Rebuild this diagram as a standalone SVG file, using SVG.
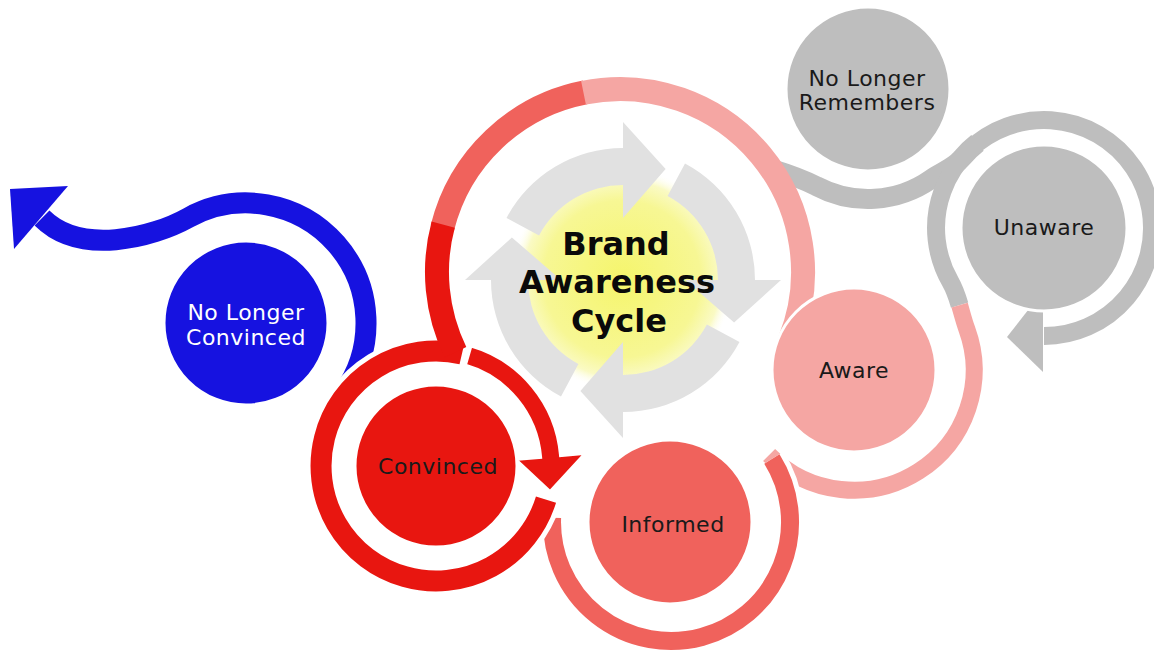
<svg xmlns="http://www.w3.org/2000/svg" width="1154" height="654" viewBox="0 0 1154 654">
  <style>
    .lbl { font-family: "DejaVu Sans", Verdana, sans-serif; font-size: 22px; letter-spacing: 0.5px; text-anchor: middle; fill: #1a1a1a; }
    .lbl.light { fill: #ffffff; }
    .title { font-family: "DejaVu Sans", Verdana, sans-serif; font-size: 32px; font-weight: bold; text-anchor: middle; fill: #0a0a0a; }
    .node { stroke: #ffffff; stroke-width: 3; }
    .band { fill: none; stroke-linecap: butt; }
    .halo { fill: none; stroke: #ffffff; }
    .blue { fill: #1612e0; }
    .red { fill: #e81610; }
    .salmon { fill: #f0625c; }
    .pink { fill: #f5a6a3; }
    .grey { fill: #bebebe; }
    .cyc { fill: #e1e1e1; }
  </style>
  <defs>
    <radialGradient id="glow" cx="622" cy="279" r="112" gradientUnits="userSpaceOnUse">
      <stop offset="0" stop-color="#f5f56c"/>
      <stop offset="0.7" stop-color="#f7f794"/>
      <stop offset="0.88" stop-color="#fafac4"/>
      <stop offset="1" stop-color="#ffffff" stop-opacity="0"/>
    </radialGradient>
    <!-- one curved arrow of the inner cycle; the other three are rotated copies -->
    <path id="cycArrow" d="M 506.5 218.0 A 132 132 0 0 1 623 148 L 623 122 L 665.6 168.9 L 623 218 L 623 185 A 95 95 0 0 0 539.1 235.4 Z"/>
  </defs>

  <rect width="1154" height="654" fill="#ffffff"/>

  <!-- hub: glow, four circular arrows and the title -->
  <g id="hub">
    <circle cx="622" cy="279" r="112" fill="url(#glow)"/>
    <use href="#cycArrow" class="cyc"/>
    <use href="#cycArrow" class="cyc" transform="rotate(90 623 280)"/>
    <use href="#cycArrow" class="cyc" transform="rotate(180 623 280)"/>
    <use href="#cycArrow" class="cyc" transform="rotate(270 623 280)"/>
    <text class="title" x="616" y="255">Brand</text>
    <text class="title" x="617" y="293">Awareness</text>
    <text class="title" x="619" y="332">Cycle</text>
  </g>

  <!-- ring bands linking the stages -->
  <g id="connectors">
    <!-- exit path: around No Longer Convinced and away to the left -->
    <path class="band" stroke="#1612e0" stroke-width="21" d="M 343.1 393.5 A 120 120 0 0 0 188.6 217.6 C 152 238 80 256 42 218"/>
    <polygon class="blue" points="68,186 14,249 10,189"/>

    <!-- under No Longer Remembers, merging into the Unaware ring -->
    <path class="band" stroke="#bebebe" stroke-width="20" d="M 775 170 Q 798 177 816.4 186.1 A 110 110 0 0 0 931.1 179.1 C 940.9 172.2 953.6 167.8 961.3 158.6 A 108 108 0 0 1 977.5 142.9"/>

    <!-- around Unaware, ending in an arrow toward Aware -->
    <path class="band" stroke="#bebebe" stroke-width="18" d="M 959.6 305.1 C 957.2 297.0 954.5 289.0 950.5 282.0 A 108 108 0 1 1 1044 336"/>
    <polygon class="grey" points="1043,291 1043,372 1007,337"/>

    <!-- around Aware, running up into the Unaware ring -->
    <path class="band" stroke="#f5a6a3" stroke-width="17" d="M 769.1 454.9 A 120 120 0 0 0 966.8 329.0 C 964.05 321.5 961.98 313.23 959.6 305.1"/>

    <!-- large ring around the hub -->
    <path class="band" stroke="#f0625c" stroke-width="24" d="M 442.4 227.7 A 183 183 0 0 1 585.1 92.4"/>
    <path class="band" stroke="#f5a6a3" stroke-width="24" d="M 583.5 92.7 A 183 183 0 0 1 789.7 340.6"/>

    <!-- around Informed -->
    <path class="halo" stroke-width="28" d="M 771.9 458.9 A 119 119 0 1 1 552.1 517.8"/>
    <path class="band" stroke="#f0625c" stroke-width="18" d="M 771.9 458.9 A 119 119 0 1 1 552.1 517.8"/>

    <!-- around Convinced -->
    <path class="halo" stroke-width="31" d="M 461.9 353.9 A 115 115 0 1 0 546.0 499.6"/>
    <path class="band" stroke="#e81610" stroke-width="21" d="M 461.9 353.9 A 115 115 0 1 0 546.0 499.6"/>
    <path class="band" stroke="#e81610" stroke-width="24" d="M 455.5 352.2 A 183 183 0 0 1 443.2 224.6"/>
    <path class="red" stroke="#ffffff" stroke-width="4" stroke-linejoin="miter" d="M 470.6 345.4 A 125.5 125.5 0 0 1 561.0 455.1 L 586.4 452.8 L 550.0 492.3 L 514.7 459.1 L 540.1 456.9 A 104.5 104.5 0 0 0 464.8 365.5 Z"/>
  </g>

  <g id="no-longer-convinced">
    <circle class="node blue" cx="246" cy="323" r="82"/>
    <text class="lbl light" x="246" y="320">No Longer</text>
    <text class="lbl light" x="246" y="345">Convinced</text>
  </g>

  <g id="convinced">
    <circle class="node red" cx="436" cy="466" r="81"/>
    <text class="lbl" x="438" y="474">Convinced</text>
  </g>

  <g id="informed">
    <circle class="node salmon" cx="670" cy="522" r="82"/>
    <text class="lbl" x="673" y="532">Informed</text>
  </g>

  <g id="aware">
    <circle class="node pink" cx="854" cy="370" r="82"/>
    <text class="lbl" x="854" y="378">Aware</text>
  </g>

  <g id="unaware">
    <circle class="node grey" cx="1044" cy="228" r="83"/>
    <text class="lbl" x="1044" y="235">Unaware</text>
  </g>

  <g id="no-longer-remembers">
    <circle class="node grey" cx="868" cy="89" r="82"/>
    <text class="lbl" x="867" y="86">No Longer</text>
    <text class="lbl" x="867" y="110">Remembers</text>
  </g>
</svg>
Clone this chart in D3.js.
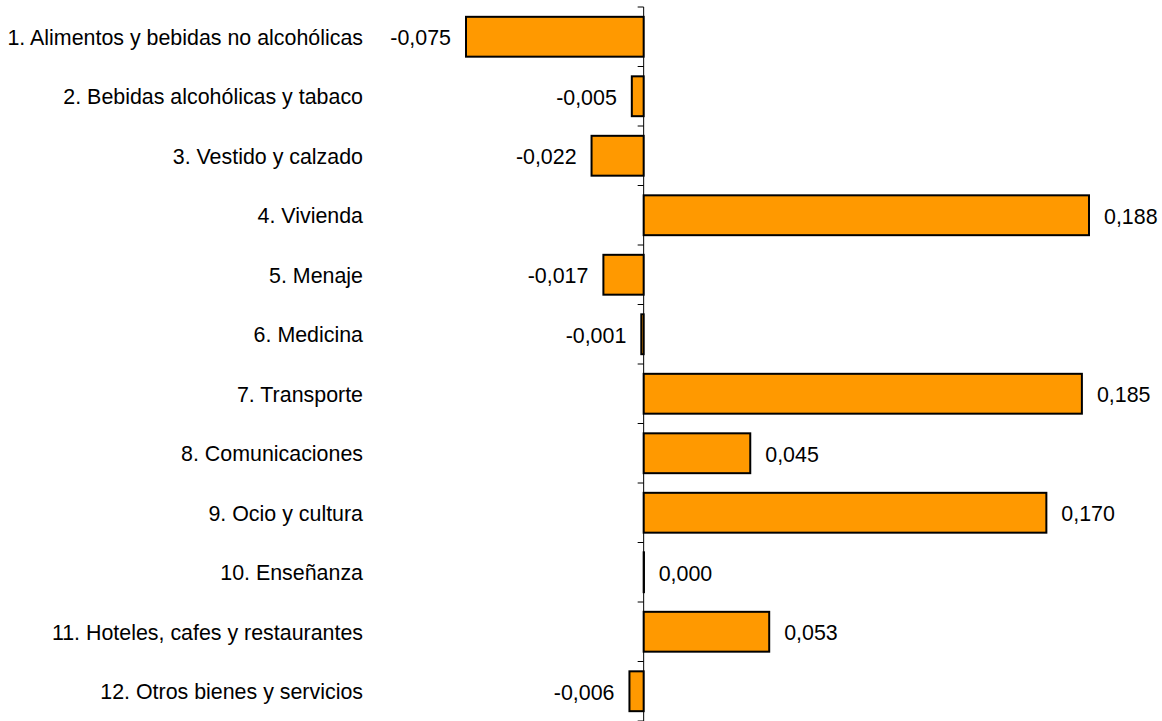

REQUIRED WORK: Quote every line of the records above exactly; no picture is to be copied.

COMPLETED TASK:
Rebuild this diagram as a standalone SVG file, using SVG.
<svg xmlns="http://www.w3.org/2000/svg" width="1154" height="654" viewBox="0 0 1154 654">
  <style>
    .lbl { font-family: "DejaVu Sans", Verdana, sans-serif; font-size: 22px; letter-spacing: 0.5px; text-anchor: middle; fill: #1a1a1a; }
    .lbl.light { fill: #ffffff; }
    .title { font-family: "DejaVu Sans", Verdana, sans-serif; font-size: 32px; font-weight: bold; text-anchor: middle; fill: #0a0a0a; }
    .node { stroke: #ffffff; stroke-width: 3; }
    .band { fill: none; stroke-linecap: butt; }
    .halo { fill: none; stroke: #ffffff; }
    .blue { fill: #1612e0; }
    .red { fill: #e81610; }
    .salmon { fill: #f0625c; }
    .pink { fill: #f5a6a3; }
    .grey { fill: #bebebe; }
    .cyc { fill: #e1e1e1; }
  </style>
  <defs>
    <radialGradient id="glow" cx="622" cy="279" r="112" gradientUnits="userSpaceOnUse">
      <stop offset="0" stop-color="#f5f56c"/>
      <stop offset="0.7" stop-color="#f7f794"/>
      <stop offset="0.88" stop-color="#fafac4"/>
      <stop offset="1" stop-color="#ffffff" stop-opacity="0"/>
    </radialGradient>
    <!-- one curved arrow of the inner cycle; the other three are rotated copies -->
    <path id="cycArrow" d="M 506.5 218.0 A 132 132 0 0 1 623 148 L 623 122 L 665.6 168.9 L 623 218 L 623 185 A 95 95 0 0 0 539.1 235.4 Z"/>
  </defs>

  <rect width="1154" height="654" fill="#ffffff"/>

  <!-- hub: glow, four circular arrows and the title -->
  <g id="hub">
    <circle cx="622" cy="279" r="112" fill="url(#glow)"/>
    <use href="#cycArrow" class="cyc"/>
    <use href="#cycArrow" class="cyc" transform="rotate(90 623 280)"/>
    <use href="#cycArrow" class="cyc" transform="rotate(180 623 280)"/>
    <use href="#cycArrow" class="cyc" transform="rotate(270 623 280)"/>
    <text class="title" x="616" y="255">Brand</text>
    <text class="title" x="617" y="293">Awareness</text>
    <text class="title" x="619" y="332">Cycle</text>
  </g>

  <!-- ring bands linking the stages -->
  <g id="connectors">
    <!-- exit path: around No Longer Convinced and away to the left -->
    <path class="band" stroke="#1612e0" stroke-width="21" d="M 343.1 393.5 A 120 120 0 0 0 188.6 217.6 C 152 238 80 256 42 218"/>
    <polygon class="blue" points="68,186 14,249 10,189"/>

    <!-- under No Longer Remembers, merging into the Unaware ring -->
    <path class="band" stroke="#bebebe" stroke-width="20" d="M 775 170 Q 798 177 816.4 186.1 A 110 110 0 0 0 931.1 179.1 C 940.9 172.2 953.6 167.8 961.3 158.6 A 108 108 0 0 1 977.5 142.9"/>

    <!-- around Unaware, ending in an arrow toward Aware -->
    <path class="band" stroke="#bebebe" stroke-width="18" d="M 959.6 305.1 C 957.2 297.0 954.5 289.0 950.5 282.0 A 108 108 0 1 1 1044 336"/>
    <polygon class="grey" points="1043,291 1043,372 1007,337"/>

    <!-- around Aware, running up into the Unaware ring -->
    <path class="band" stroke="#f5a6a3" stroke-width="17" d="M 769.1 454.9 A 120 120 0 0 0 966.8 329.0 C 964.05 321.5 961.98 313.23 959.6 305.1"/>

    <!-- large ring around the hub -->
    <path class="band" stroke="#f0625c" stroke-width="24" d="M 442.4 227.7 A 183 183 0 0 1 585.1 92.4"/>
    <path class="band" stroke="#f5a6a3" stroke-width="24" d="M 583.5 92.7 A 183 183 0 0 1 789.7 340.6"/>

    <!-- around Informed -->
    <path class="halo" stroke-width="28" d="M 771.9 458.9 A 119 119 0 1 1 552.1 517.8"/>
    <path class="band" stroke="#f0625c" stroke-width="18" d="M 771.9 458.9 A 119 119 0 1 1 552.1 517.8"/>

    <!-- around Convinced -->
    <path class="halo" stroke-width="31" d="M 461.9 353.9 A 115 115 0 1 0 546.0 499.6"/>
    <path class="band" stroke="#e81610" stroke-width="21" d="M 461.9 353.9 A 115 115 0 1 0 546.0 499.6"/>
    <path class="band" stroke="#e81610" stroke-width="24" d="M 455.5 352.2 A 183 183 0 0 1 443.2 224.6"/>
    <path class="red" stroke="#ffffff" stroke-width="4" stroke-linejoin="miter" d="M 470.6 345.4 A 125.5 125.5 0 0 1 561.0 455.1 L 586.4 452.8 L 550.0 492.3 L 514.7 459.1 L 540.1 456.9 A 104.5 104.5 0 0 0 464.8 365.5 Z"/>
  </g>

  <g id="no-longer-convinced">
    <circle class="node blue" cx="246" cy="323" r="82"/>
    <text class="lbl light" x="246" y="320">No Longer</text>
    <text class="lbl light" x="246" y="345">Convinced</text>
  </g>

  <g id="convinced">
    <circle class="node red" cx="436" cy="466" r="81"/>
    <text class="lbl" x="438" y="474">Convinced</text>
  </g>

  <g id="informed">
    <circle class="node salmon" cx="670" cy="522" r="82"/>
    <text class="lbl" x="673" y="532">Informed</text>
  </g>

  <g id="aware">
    <circle class="node pink" cx="854" cy="370" r="82"/>
    <text class="lbl" x="854" y="378">Aware</text>
  </g>

  <g id="unaware">
    <circle class="node grey" cx="1044" cy="228" r="83"/>
    <text class="lbl" x="1044" y="235">Unaware</text>
  </g>

  <g id="no-longer-remembers">
    <circle class="node grey" cx="868" cy="89" r="82"/>
    <text class="lbl" x="867" y="86">No Longer</text>
    <text class="lbl" x="867" y="110">Remembers</text>
  </g>
</svg>
Clone this chart in D3.js.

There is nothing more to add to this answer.